Not all media pleases us. A statement that is true for all. I don’t follow sports, for example. The conservative view of media is different. To some extent they may even believe the mainstream media is meant to attack them for who they are rather than attacking their political positions. Even when they don’t, they often see mainstream media and culture as nothing but a middle-finger to them. It’s a cultural issue, but also one of how conservative tastes seem to run.

If you spend some time in the history of media (say, 1800–present), one fact stands out: for a long time and continuing to today there has always been an element of pandering, of coddling the readership. If you read about how southern newspapers treated the civil rights movement, for example, it was often to spare the feelings big and small of the White southerner and to be vicious and remorseless toward the Black population. At other points in history and in various contexts, similar behavior against various out-groups.

And that is what conservative media reminds most of. It is that warm, soft blanket wrapped around the shoulders of the poor victim of the big bad world, the conservative reader or viewer. That seems to be key to their taste in media. At times and places the mainstream media retains that tendency toward its new audience. It’s not as constant or obvious, partly because of the diversity of the mainstream audience, but it does still exist. And at other times the target of affection remains the conservatives, particularly when they cry outrage, convince the mainstream that an issue is important or controversial, that reversion to the old media comes out: poor downtrodden conservatives, oh huddled mass of conservative Christians being set upon by the evils of diversity or common sense.

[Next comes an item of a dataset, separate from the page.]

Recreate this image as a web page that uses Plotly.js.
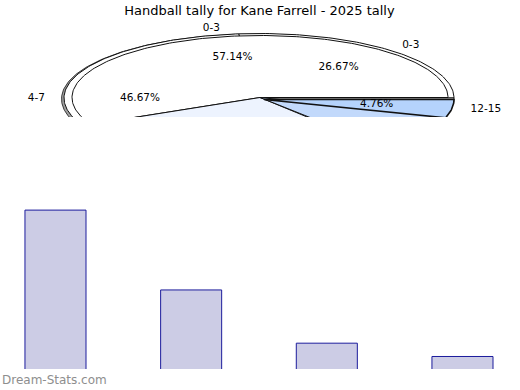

The loss of local and regional publishing likely has made the media world all the harsher for conservatives, as they no longer have their woobie. While conservative media is successful at pandering and peddling bullshit to sell bullshit, they do not have the same local touch that the bygone papers did. The biggest factor in local and regional publishing was that it was the paper of record, being required for all business-types, and therefore a privileged publication whose pandering was seen as part of the very fabric of society, business, and culture. The modern talk radio or right-wing websites have no such honor or distinction.

But as lame as it all is, yes, there is still sympathy in my heart for their frustration. I don’t want to subscribe to Fox News, particularly as it becomes more racist and extreme (partly in response to other, even worse conservative media), but good luck finding a streaming service or cable service that lets you opt out. Hell, I don’t necessarily want to subscribe to MSNBC or CNN, either. I avoid cable news, and I only watch local news when there’s bad weather.

Not subscribing is one thing, but trying to avoid the general mainstream viewpoints about the world would be about as easy as avoiding plastic. So, damn tough for conservatives who genuinely feel affronted by the media. It’s usually not media bias—the world is the world—but it’s still uncomfortable for them.

Even things as wholesome as children’s media has problems for conservatives. Their kid’s friends all like some wizard orphan thing, and oh God! are they inviting that devilry into their home? It’s tough to think your values are pitted against letting your kid seem normal to their peers.


The setting-apart of conservatives, whether in conservative media or conservative Christian media, results in a kind of feedback loop. They are a smaller portion of the mainstream audience and their political policies are unpalatable (except for some business policies), so they get a harsher treatment by the media and culture. That makes them even less likely to engage in mainstream media, and they cut themselves off even more.

Longstanding issues that have taken on new outrage, like cancel culture, must be looked at in terms of the overall conservative relationship with the media. Conservatives often try to organize boycotts and other retaliation for particular media targets they find offensive, and their actions must be understood in terms of defensiveness and insecurity, rather than as noble exercises in protecting family values. Meanwhile, their exceptions to cancel culture are mostly virtue-signaling about their general distaste in the mainstream culture.

The value of families and cultures is that ultimately we get to decide what’s appropriate, mediated through our communities. While one hopes there’s broad agreement that economic structures that prevent, for example, unsubscribing from media outlets we despise, and while we do suffer some loss of beloved media, there’s no question it’s a valid expression of the public to make their voice heard.

Any attempt to reform conservativism needs culture-policy reform. That’s especially apparent when seen in terms of the media issues. More moderate conservatives likely already don’t care that much about the mainstream media, except when it rails on conservatives per se. They count themselves in that group, even as they aren’t particularly insecure or down for the more extreme conservative media. Having some kind of moderate-conservative movement would allow the mainstream media and culture to create a distinction: mod-cons and the rest. That would spare the moderates from the shame and bother that is put upon the far-right, while giving those farther to the right a real path back toward the mainstream.

Citations Needed

A brief rant about the failure of most mainstream purveyors of news to ever cite anything they are discussing, leading to the inability of readers to follow up and get more information without extra effort (sometimes excessive) on their part.

I read news from many sources, and the mainstream media stands out in a reluctance to cite sources.  I’m not talking about their anonymous source for a leak, but common public information like polls and laws and press releases.  Sometimes it doesn’t matter—you can dig it up anyway.  Other times, though, the amount of digging to uncover it (if you ever can) is beyond reasonable.

It’s so easy to cite on the internet, but one supposes the mainstream journalists are from a time when space was too precious to include such important details as bill names or bill numbers or poll sources.  Indeed, sometimes they report on a proposed bill before the legislator in question has even published it or registered it with their house.  But even then, the courtesy of a followup with the concrete details, when available, is not beyond reasonable.

Of the many reasons I dislike and distrust the mainstream media, this is minor, but it is indicative of the unprofessional manner they tend to follow.